You can run the profiling analyses described here on any AI application of your choice. This recipe uses the Benchmark tool (available in the OpenVINO™ toolkit) to demonstrate how you run analyses with VTune Profiler. Use benchmark_app to calculate the throughput and run a latency analysis for your AI application.

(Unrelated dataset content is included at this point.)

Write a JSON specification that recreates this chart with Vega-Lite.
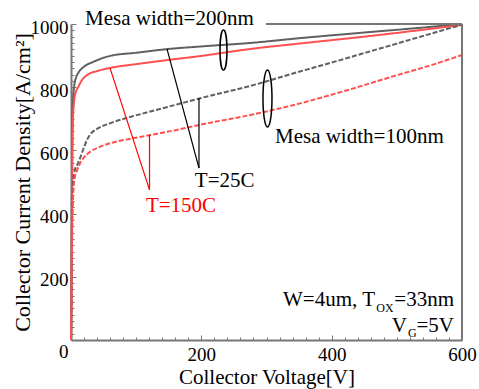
{
  "$schema": "https://vega.github.io/schema/vega-lite/v6.json",
  "width": 391,
  "height": 316,
  "autosize": "none",
  "padding": {"left": 71, "top": 24, "right": 17, "bottom": 49},
  "background": "white",
  "config": {"view": {"stroke": null}, "font": "Liberation Serif"},
  "resolve": {"axis": {"x": "independent", "y": "independent"}},
  "datasets": {
    "curves": [
      {"mesa":"200nm","temp":"25C","V":0,"J":0},{"mesa":"200nm","temp":"25C","V":0.5,"J":150},{"mesa":"200nm","temp":"25C","V":1,"J":330},{"mesa":"200nm","temp":"25C","V":1.5,"J":500},{"mesa":"200nm","temp":"25C","V":2,"J":640},{"mesa":"200nm","temp":"25C","V":3,"J":755},{"mesa":"200nm","temp":"25C","V":5,"J":805},{"mesa":"200nm","temp":"25C","V":8,"J":832},{"mesa":"200nm","temp":"25C","V":12,"J":848},{"mesa":"200nm","temp":"25C","V":20,"J":865},{"mesa":"200nm","temp":"25C","V":34,"J":880},{"mesa":"200nm","temp":"25C","V":60,"J":899},{"mesa":"200nm","temp":"25C","V":100,"J":909},{"mesa":"200nm","temp":"25C","V":150,"J":921},{"mesa":"200nm","temp":"25C","V":200,"J":929},{"mesa":"200nm","temp":"25C","V":275,"J":940},{"mesa":"200nm","temp":"25C","V":350,"J":955},{"mesa":"200nm","temp":"25C","V":450,"J":973},{"mesa":"200nm","temp":"25C","V":525,"J":986},{"mesa":"200nm","temp":"25C","V":600,"J":1000},
      {"mesa":"200nm","temp":"150C","V":0,"J":0},{"mesa":"200nm","temp":"150C","V":0.5,"J":120},{"mesa":"200nm","temp":"150C","V":1,"J":280},{"mesa":"200nm","temp":"150C","V":1.5,"J":430},{"mesa":"200nm","temp":"150C","V":2,"J":560},{"mesa":"200nm","temp":"150C","V":3,"J":700},{"mesa":"200nm","temp":"150C","V":5,"J":760},{"mesa":"200nm","temp":"150C","V":8,"J":788},{"mesa":"200nm","temp":"150C","V":11,"J":800},{"mesa":"200nm","temp":"150C","V":16,"J":820},{"mesa":"200nm","temp":"150C","V":25,"J":839},{"mesa":"200nm","temp":"150C","V":40,"J":851},{"mesa":"200nm","temp":"150C","V":60,"J":861},{"mesa":"200nm","temp":"150C","V":100,"J":873},{"mesa":"200nm","temp":"150C","V":148,"J":886},{"mesa":"200nm","temp":"150C","V":200,"J":899},{"mesa":"200nm","temp":"150C","V":275,"J":921},{"mesa":"200nm","temp":"150C","V":350,"J":938},{"mesa":"200nm","temp":"150C","V":450,"J":960},{"mesa":"200nm","temp":"150C","V":525,"J":978},{"mesa":"200nm","temp":"150C","V":600,"J":997},
      {"mesa":"100nm","temp":"25C","V":0,"J":0},{"mesa":"100nm","temp":"25C","V":0.5,"J":100},{"mesa":"100nm","temp":"25C","V":1,"J":220},{"mesa":"100nm","temp":"25C","V":1.5,"J":330},{"mesa":"100nm","temp":"25C","V":2,"J":420},{"mesa":"100nm","temp":"25C","V":3,"J":500},{"mesa":"100nm","temp":"25C","V":6,"J":538},{"mesa":"100nm","temp":"25C","V":10,"J":556},{"mesa":"100nm","temp":"25C","V":14,"J":576},{"mesa":"100nm","temp":"25C","V":20,"J":610},{"mesa":"100nm","temp":"25C","V":25,"J":635},{"mesa":"100nm","temp":"25C","V":29,"J":649},{"mesa":"100nm","temp":"25C","V":40,"J":668},{"mesa":"100nm","temp":"25C","V":60,"J":686},{"mesa":"100nm","temp":"25C","V":86,"J":703},{"mesa":"100nm","temp":"25C","V":120,"J":722},{"mesa":"100nm","temp":"25C","V":160,"J":744},{"mesa":"100nm","temp":"25C","V":200,"J":766},{"mesa":"100nm","temp":"25C","V":275,"J":804},{"mesa":"100nm","temp":"25C","V":350,"J":849},{"mesa":"100nm","temp":"25C","V":400,"J":878},{"mesa":"100nm","temp":"25C","V":450,"J":908},{"mesa":"100nm","temp":"25C","V":500,"J":938},{"mesa":"100nm","temp":"25C","V":550,"J":968},{"mesa":"100nm","temp":"25C","V":600,"J":998},
      {"mesa":"100nm","temp":"150C","V":0,"J":0},{"mesa":"100nm","temp":"150C","V":0.5,"J":80},{"mesa":"100nm","temp":"150C","V":1,"J":180},{"mesa":"100nm","temp":"150C","V":1.5,"J":280},{"mesa":"100nm","temp":"150C","V":2,"J":360},{"mesa":"100nm","temp":"150C","V":3,"J":450},{"mesa":"100nm","temp":"150C","V":6,"J":516},{"mesa":"100nm","temp":"150C","V":9,"J":535},{"mesa":"100nm","temp":"150C","V":14,"J":560},{"mesa":"100nm","temp":"150C","V":20,"J":578},{"mesa":"100nm","temp":"150C","V":29,"J":595},{"mesa":"100nm","temp":"150C","V":45,"J":612},{"mesa":"100nm","temp":"150C","V":70,"J":628},{"mesa":"100nm","temp":"150C","V":100,"J":640},{"mesa":"100nm","temp":"150C","V":122,"J":649},{"mesa":"100nm","temp":"150C","V":160,"J":664},{"mesa":"100nm","temp":"150C","V":200,"J":682},{"mesa":"100nm","temp":"150C","V":275,"J":712},{"mesa":"100nm","temp":"150C","V":350,"J":748},{"mesa":"100nm","temp":"150C","V":428,"J":793},{"mesa":"100nm","temp":"150C","V":500,"J":838},{"mesa":"100nm","temp":"150C","V":550,"J":868},{"mesa":"100nm","temp":"150C","V":600,"J":902}
    ],
    "leaders": [
      {"grp":"25C","V1":147.3,"J1":921,"V2":196.4,"J2":544},
      {"grp":"25C","V1":196.4,"J1":766,"V2":196.4,"J2":544},
      {"grp":"150C","V1":59.8,"J1":861,"V2":120.5,"J2":475},
      {"grp":"150C","V1":120.5,"J1":649,"V2":120.5,"J2":475}
    ],
    "frame": [
      {"V1":600,"J1":0,"V2":600,"J2":1000},
      {"V1":299,"J1":1000,"V2":600,"J2":1000}
    ],
    "rings": [
      {"ring":"200nm","V":234,"J":918},
      {"ring":"100nm","V":301.5,"J":764}
    ],
    "notes": [
      {"kind":"left","t":"Mesa width=200nm","V":21.5,"J":997},
      {"kind":"left","t":"T=25C","V":190,"J":484},
      {"kind":"left","t":"Mesa width=100nm","V":313,"J":624},
      {"kind":"right","t":"W=4um, T","V":466.5,"J":108},
      {"kind":"right","t":"=33nm","V":587.7,"J":108},
      {"kind":"right","t":"V","V":515.6,"J":25},
      {"kind":"right","t":"=5V","V":587.7,"J":25},
      {"kind":"sub","t":"OX","V":468.5,"J":89},
      {"kind":"sub","t":"G","V":517.3,"J":9.5},
      {"kind":"red","t":"T=150C","V":115,"J":406}
    ]
  },
  "layer": [
    {
      "data": {"name": "curves"},
      "mark": {"type": "line", "strokeWidth": 2, "interpolate": "monotone"},
      "encoding": {
        "x": {"field": "V", "type": "quantitative", "scale": {"domain": [0, 600], "nice": false},
          "axis": {"orient": "bottom", "title": "Collector Voltage[V]", "values": [0, 200, 400, 600], "format": "d",
            "labelExpr": "datum.value > 0 ? datum.label : ''",
            "grid": false, "domainColor": "#777777", "domainWidth": 2, "tickColor": "#777777", "tickSize": -5, "tickWidth": 1,
            "labelFont": "Liberation Serif", "labelFontSize": 19, "labelColor": "black", "labelPadding": 10, "labelFlush": false, "labelOverlap": false,
            "titleFont": "Liberation Serif", "titleFontSize": 21, "titleFontWeight": "normal", "titleColor": "black", "titlePadding": 2}},
        "y": {"field": "J", "type": "quantitative", "scale": {"domain": [0, 1000], "nice": false},
          "axis": {"orient": "left", "title": "Collector Current Density[A/cm²]", "values": [0, 200, 400, 600, 800, 1000], "format": "d",
            "labelOffset": {"condition": {"test": "datum.value === 0", "value": 11}, "value": 3},
            "grid": false, "domainColor": "#777777", "domainWidth": 2, "tickColor": "#777777", "tickSize": -5, "tickWidth": 1,
            "labelFont": "Liberation Serif", "labelFontSize": 19, "labelColor": "black", "labelPadding": 8, "labelFlush": false, "labelOverlap": false,
            "titleFont": "Liberation Serif", "titleFontSize": 22, "titleFontWeight": "normal", "titleColor": "black", "titlePadding": -4}},
        "color": {"field": "temp", "type": "nominal", "scale": {"domain": ["25C", "150C"], "range": ["#606060", "#ff5050"]}, "legend": null},
        "strokeDash": {"field": "mesa", "type": "nominal", "scale": {"domain": ["200nm", "100nm"], "range": [[1, 0], [5, 2]]}, "legend": null}
      }
    },
    {
      "data": {"name": "frame"},
      "mark": {"type": "rule", "color": "#777777", "strokeWidth": 2},
      "encoding": {
        "x": {"field": "V1", "type": "quantitative",
          "axis": {"orient": "bottom", "title": null, "values": [20,40,60,80,100,120,140,160,180,220,240,260,280,300,320,340,360,380,420,440,460,480,500,520,540,560,580],
            "labels": false, "domain": false, "grid": false, "tickColor": "#777777", "tickSize": -3, "tickWidth": 1}},
        "y": {"field": "J1", "type": "quantitative",
          "axis": {"orient": "left", "title": null, "values": [20,40,60,80,100,120,140,160,180,220,240,260,280,300,320,340,360,380,420,440,460,480,500,520,540,560,580,620,640,660,680,700,720,740,760,780,820,840,860,880,900,920,940,960,980],
            "labels": false, "domain": false, "grid": false, "tickColor": "#777777", "tickSize": -3, "tickWidth": 1}},
        "x2": {"field": "V2"},
        "y2": {"field": "J2"}
      }
    },
    {
      "data": {"name": "leaders"},
      "transform": [{"filter": "datum.grp === '25C'"}],
      "mark": {"type": "rule", "strokeWidth": 1.2, "color": "black"},
      "encoding": {
        "x": {"field": "V1", "type": "quantitative", "axis": null},
        "y": {"field": "J1", "type": "quantitative", "axis": null},
        "x2": {"field": "V2"},
        "y2": {"field": "J2"}
      }
    },
    {
      "data": {"name": "leaders"},
      "transform": [{"filter": "datum.grp === '150C'"}],
      "mark": {"type": "rule", "strokeWidth": 1.2, "color": "#ff0000"},
      "encoding": {
        "x": {"field": "V1", "type": "quantitative", "axis": null},
        "y": {"field": "J1", "type": "quantitative", "axis": null},
        "x2": {"field": "V2"},
        "y2": {"field": "J2"}
      }
    },
    {
      "data": {"name": "rings"},
      "transform": [{"filter": "datum.ring === '200nm'"}],
      "mark": {"type": "point", "shape": "M0,-1A0.175,1,0,1,1,0,1A0.175,1,0,1,1,0,-1Z", "size": 1600, "filled": false, "color": "black", "strokeWidth": 1.5, "opacity": 1},
      "encoding": {
        "x": {"field": "V", "type": "quantitative", "axis": null},
        "y": {"field": "J", "type": "quantitative", "axis": null}
      }
    },
    {
      "data": {"name": "rings"},
      "transform": [{"filter": "datum.ring === '100nm'"}],
      "mark": {"type": "point", "shape": "M0,-1A0.158,1,0,1,1,0,1A0.158,1,0,1,1,0,-1Z", "size": 3249, "filled": false, "color": "black", "strokeWidth": 1.5, "opacity": 1},
      "encoding": {
        "x": {"field": "V", "type": "quantitative", "axis": null},
        "y": {"field": "J", "type": "quantitative", "axis": null}
      }
    },
    {
      "data": {"name": "notes"},
      "transform": [{"filter": "datum.kind === 'left'"}],
      "mark": {"type": "text", "font": "Liberation Serif", "fontSize": 21, "align": "left", "baseline": "alphabetic", "color": "black"},
      "encoding": {
        "x": {"field": "V", "type": "quantitative", "axis": null},
        "y": {"field": "J", "type": "quantitative", "axis": null},
        "text": {"field": "t"}
      }
    },
    {
      "data": {"name": "notes"},
      "transform": [{"filter": "datum.kind === 'right'"}],
      "mark": {"type": "text", "font": "Liberation Serif", "fontSize": 21, "align": "right", "baseline": "alphabetic", "color": "black"},
      "encoding": {
        "x": {"field": "V", "type": "quantitative", "axis": null},
        "y": {"field": "J", "type": "quantitative", "axis": null},
        "text": {"field": "t"}
      }
    },
    {
      "data": {"name": "notes"},
      "transform": [{"filter": "datum.kind === 'sub'"}],
      "mark": {"type": "text", "font": "Liberation Serif", "fontSize": 12, "align": "left", "baseline": "alphabetic", "color": "black"},
      "encoding": {
        "x": {"field": "V", "type": "quantitative", "axis": null},
        "y": {"field": "J", "type": "quantitative", "axis": null},
        "text": {"field": "t"}
      }
    },
    {
      "data": {"name": "notes"},
      "transform": [{"filter": "datum.kind === 'red'"}],
      "mark": {"type": "text", "font": "Liberation Serif", "fontSize": 21, "align": "left", "baseline": "alphabetic", "color": "#ff0000"},
      "encoding": {
        "x": {"field": "V", "type": "quantitative", "axis": null},
        "y": {"field": "J", "type": "quantitative", "axis": null},
        "text": {"field": "t"}
      }
    }
  ]
}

To run benchmark_app, at the command prompt, type this command:
benchmark_app -m model.xml -d NPU -niter 1000
where:
model.xml is your AI application
d is the target device (CPU/GPU/NPU)
niter is the number of iterations
Profile CPU Hot Spots
To identify CPU bottlenecks, run the Hotspots analysis . In the command window, type:
vtune -c hotspots -r <path to VTune results directory> -- benchmark_app -m model.xml -d CPU -niter 1000
Open the result of the analysis and identify CPU hot spots in the Bottom-up and Platform windows.
Profile GPU Hot Spots
To identify GPU bottlenecks, run the GPU Compute/Media Hotspots analysis . In the command window, type:
vtune -c gpu-hotspots -r <path to VTune results directory> -- benchmark_app -m model.xml -d GPU -niter 1000
Open the result of the analysis and identify GPU hot spots in the Graphics window.
Profile NPUs
To profile NPUs, run the NPU Exploration analysis . In the command window, type:
vtune -c npu -r <path to VTune results directory> -- benchmark_app -m model.xml -d npu -niter 1000
Open the result of the analysis and understand NPU usage in the Platform window.